I was grading a stack of student assignments — specifically, feedback on readings, which I make them do on the theory that it helps them prepare for discussions of the texts — when I ran across a particularly saddening passage in response to “The Multiculture,” an essay about Torontonian multiculturalism, which I’ll only paraphrase here:
If I were a Torontonian, I would look at foreigners in two ways. In one way, I’d see them as invaders, because they would be speaking foreign languages and bringing foreign customs to my land. But I would also see them as bringing new life into my country, just like in Korea, where I can see so many Japanese signs in some neighborhoods, because of Japanese tourists. It makes me feel like I’m in another country. On the other hand, immigrants are developing the country because they’re making a living and having a better life after they flunked in their homeland.

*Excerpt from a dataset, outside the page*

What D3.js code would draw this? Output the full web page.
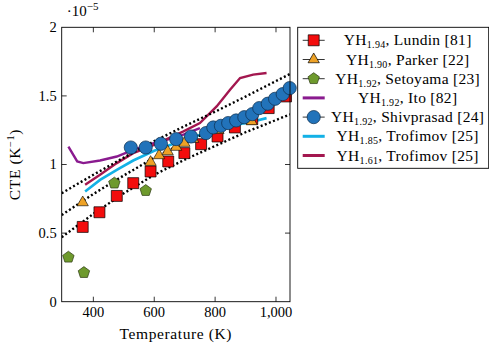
<!DOCTYPE html>
<html>
<head>
<meta charset="utf-8">
<script src="https://cdn.jsdelivr.net/npm/d3@7"></script>
<style>
  body { margin: 0; background: #fff; }
  text { font-family: "Liberation Serif", "DejaVu Serif", serif; fill: #000; }
</style>
</head>
<body>
<div id="chart"></div>
<script>
// temperatures (K) and CTE (x1e-5 1/K)
var lundinT = [365, 420, 477, 531, 588, 646, 699, 754, 808, 865, 922, 976, 1033];
var lundinV = [0.545, 0.652, 0.771, 0.864, 0.949, 1.022, 1.083, 1.148, 1.204, 1.27, 1.331, 1.411, 1.496];

var parkerT = [365, 588, 616, 644, 672, 699, 728, 811, 920];
var parkerV = [0.723, 1.017, 1.066, 1.095, 1.127, 1.156, 1.185, 1.25, 1.314];

var setoyamaT = [318, 369, 469, 572];
var setoyamaV = [0.324, 0.212, 0.864, 0.81];

var itoT = [318, 347, 367, 422, 477, 531, 586, 641, 696, 750];
var itoV = [1.131, 1.022, 1.01, 1.029, 1.058, 1.107, 1.148, 1.18, 1.217, 1.265];

var shivT = [523, 572, 622, 672, 721, 770, 794, 819, 843, 869, 896, 922, 945, 973, 997, 1022, 1045];
var shivV = [1.124, 1.124, 1.151, 1.185, 1.204, 1.229, 1.27, 1.282, 1.302, 1.321, 1.345, 1.367, 1.411, 1.443, 1.479, 1.513, 1.557];

var trof185T = [373, 422, 477, 531, 600, 700, 805, 860, 925, 969];
var trof185V = [0.803, 0.888, 0.961, 1.029, 1.1, 1.18, 1.253, 1.285, 1.314, 1.338];

var trof161T = [373, 422, 477, 531, 586, 641, 696, 750, 805, 849, 882, 925, 969];
var trof161V = [0.852, 0.925, 1.01, 1.083, 1.131, 1.185, 1.241, 1.302, 1.423, 1.545, 1.63, 1.655, 1.667];

var bandT = [296, 400, 500, 600, 700, 800, 900, 1046];
var bandUpper = [0.791, 0.925, 1.05, 1.17, 1.28, 1.385, 1.495, 1.66];
var bandMid = [0.632, 0.785, 0.92, 1.05, 1.16, 1.262, 1.366, 1.51];
var bandLower = [0.47, 0.64, 0.79, 0.925, 1.035, 1.135, 1.235, 1.365];

var xTicks = [400, 600, 800, 1000];
var yTicks = [0, 0.5, 1, 1.5, 2];

var legendLabels = [
  ["1.94", ", Lundin [81]"],
  ["1.90", ", Parker [22]"],
  ["1.92", ", Setoyama [23]"],
  ["1.92", ", Ito [82]"],
  ["1.92", ", Shivprasad [24]"],
  ["1.85", ", Trofimov [25]"],
  ["1.61", ", Trofimov [25]"]
];

var margin = {top: 27.3, right: 199, bottom: 42.3, left: 61.7},
    width = 489 - margin.left - margin.right,
    height = 344 - margin.top - margin.bottom;

var svg = d3.select("#chart")
    .append("svg")
        .attr("width", 489)
        .attr("height", 344)
    .append("g")
        .attr("transform", "translate(" + margin.left + "," + margin.top + ")");

var x = d3.scaleLinear().domain([296, 1046]).range([0, width]);
var y = d3.scaleLinear().domain([0, 2]).range([height, 0]);

var zip = (a, b) => a.map((t, i) => [t, b[i]]);

// inward ticks on all four sides
var tickLen = 5;
svg.selectAll(".xt").data(xTicks).enter().append("path")
    .attr("d", d => "M" + x(d) + "," + height + "v" + (-tickLen) + "M" + x(d) + ",0v" + tickLen)
    .attr("stroke", "#000").attr("stroke-width", 0.8);
svg.selectAll(".yt").data(yTicks.slice(1, -1)).enter().append("path")
    .attr("d", d => "M0," + y(d) + "h" + tickLen + "M" + width + "," + y(d) + "h" + (-tickLen))
    .attr("stroke", "#000").attr("stroke-width", 0.8);

svg.selectAll(".xl").data(xTicks).enter().append("text")
    .attr("x", d => x(d))
    .attr("y", height + 15.5)
    .attr("text-anchor", "middle")
    .style("font-size", "14.5px")
    .text(d => d3.format(",")(d));

svg.selectAll(".yl").data(yTicks).enter().append("text")
    .attr("x", -5)
    .attr("y", d => y(d) + 5)
    .attr("text-anchor", "end")
    .style("font-size", "14.5px")
    .text(d => d);

svg.append("text")
    .attr("x", 5)
    .attr("y", -11.5)
    .style("font-size", "15px")
    .html("·10<tspan dy='-6' font-size='11px'>−5</tspan>");

svg.append("text")
    .attr("text-anchor", "middle")
    .attr("x", width / 2)
    .attr("y", height + 37)
    .style("font-size", "15.5px")
    .style("letter-spacing", "0.6px")
    .text("Temperature (K)");

svg.append("text")
    .attr("text-anchor", "middle")
    .attr("transform", "translate(-42," + (height / 2) + ") rotate(-90)")
    .style("font-size", "15.5px")
    .style("letter-spacing", "0.6px")
    .html("CTE (K<tspan dy='-6' font-size='10.5px'>−1</tspan><tspan dy='6'>)</tspan>");

var line = d3.line().x(d => x(d[0])).y(d => y(d[1]));

svg.append("defs").append("clipPath").attr("id", "clip")
    .append("rect").attr("width", width).attr("height", height);
var plot = svg.append("g").attr("clip-path", "url(#clip)");

plot.append("path").datum(zip(itoT, itoV))
    .attr("d", line).attr("fill", "none").attr("stroke", "#8a1b8f").attr("stroke-width", 2.4);
plot.append("path").datum(zip(trof185T, trof185V))
    .attr("d", line).attr("fill", "none").attr("stroke", "#13b1e6").attr("stroke-width", 2.6);
plot.append("path").datum(zip(trof161T, trof161V))
    .attr("d", line).attr("fill", "none").attr("stroke", "#a3174f").attr("stroke-width", 2.4);

[bandUpper, bandMid, bandLower].forEach(function(b) {
    plot.append("path").datum(zip(bandT, b))
        .attr("d", line).attr("fill", "none")
        .attr("stroke", "#000").attr("stroke-width", 2.4)
        .attr("stroke-dasharray", "2,2.4");
});

// marker shapes
var sq = d3.symbol().type(d3.symbolSquare).size(120);
var tri = d3.symbol().type(d3.symbolTriangle).size(55);
var pent = function(r) {
    var p = [];
    for (var i = 0; i < 5; i++) {
        var a = -Math.PI / 2 + i * 2 * Math.PI / 5;
        p.push([r * Math.cos(a), r * Math.sin(a)]);
    }
    return "M" + p.join("L") + "Z";
};

svg.selectAll(".lundin").data(zip(lundinT, lundinV)).enter().append("path")
    .attr("d", sq)
    .attr("transform", d => "translate(" + x(d[0]) + "," + y(d[1]) + ")")
    .attr("fill", "#f30d0d").attr("stroke", "#000").attr("stroke-width", 0.7);

svg.selectAll(".parker").data(zip(parkerT, parkerV)).enter().append("path")
    .attr("d", tri)
    .attr("transform", d => "translate(" + x(d[0]) + "," + y(d[1]) + ")")
    .attr("fill", "#eea226").attr("stroke", "#000").attr("stroke-width", 0.6);

svg.selectAll(".seto").data(zip(setoyamaT, setoyamaV)).enter().append("path")
    .attr("d", pent(6))
    .attr("transform", d => "translate(" + x(d[0]) + "," + y(d[1]) + ")")
    .attr("fill", "#6e9a2d").attr("stroke", "#2d3a12").attr("stroke-width", 0.7);

svg.selectAll(".shiv").data(zip(shivT, shivV)).enter().append("circle")
    .attr("r", 6.6)
    .attr("cx", d => x(d[0]))
    .attr("cy", d => y(d[1]))
    .attr("fill", "#2273ba").attr("stroke", "#0d2c4a").attr("stroke-width", 0.7);

svg.append("rect")
    .attr("width", width).attr("height", height)
    .attr("fill", "none").attr("stroke", "#000").attr("stroke-width", 0.9);

// legend
var leg = d3.select("svg").append("g").attr("transform", "translate(297.7,27.3)");
leg.append("rect")
    .attr("width", 191).attr("height", 141)
    .attr("fill", "#fff").attr("stroke", "#000").attr("stroke-width", 0.9);

legendLabels.forEach(function(lab, i) {
    var cy = 13 + i * 19.2;
    var g = leg.append("g").attr("transform", "translate(0," + cy + ")");
    if (i === 3 || i === 5 || i === 6) {
        var col = i === 3 ? "#8a1b8f" : (i === 5 ? "#13b1e6" : "#a3174f");
        g.append("line").attr("x1", 5).attr("x2", 27).attr("stroke", col).attr("stroke-width", 3);
    } else {
        g.append("line").attr("x1", 5).attr("x2", 27).attr("stroke", "#000").attr("stroke-width", 0.8);
        var m = g.append("path").attr("transform", "translate(16,0)").attr("stroke-width", 0.7);
        if (i === 0) m.attr("d", sq).attr("fill", "#f30d0d").attr("stroke", "#000");
        if (i === 1) m.attr("d", tri).attr("fill", "#eea226").attr("stroke", "#000");
        if (i === 2) m.attr("d", pent(6)).attr("fill", "#6e9a2d").attr("stroke", "#2d3a12");
        if (i === 4) m.attr("d", d3.symbol().type(d3.symbolCircle).size(137)).attr("fill", "#2273ba").attr("stroke", "#0d2c4a");
    }
    g.append("text")
        .attr("x", 110).attr("y", 5)
        .attr("text-anchor", "middle")
        .style("font-size", "15.5px")
        .style("letter-spacing", "0.3px")
        .html("YH<tspan dy='3' font-size='10px'>" + lab[0] + "</tspan><tspan dy='-3'>" + lab[1] + "</tspan>");
});
</script>
</body>
</html>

And yeah, the emphasis is mine.
Here’s what my response was to that little bit of the sentence:
Why do you assume this? Do you assume all foreigners in Korea came here after “flunking” in their home country? Is “flunking” the only reason people would ever have to go abroad, and do you really think the only people attracted to Korea — the only people who would ever actually choose to live here — are those who “flunked” in their homelands? What an insult to your country!
It’s a quite sad and perplexing self-contradiction, this: so often people who say they love their country and are proud of it, also speak of it in this subtly disparaging way.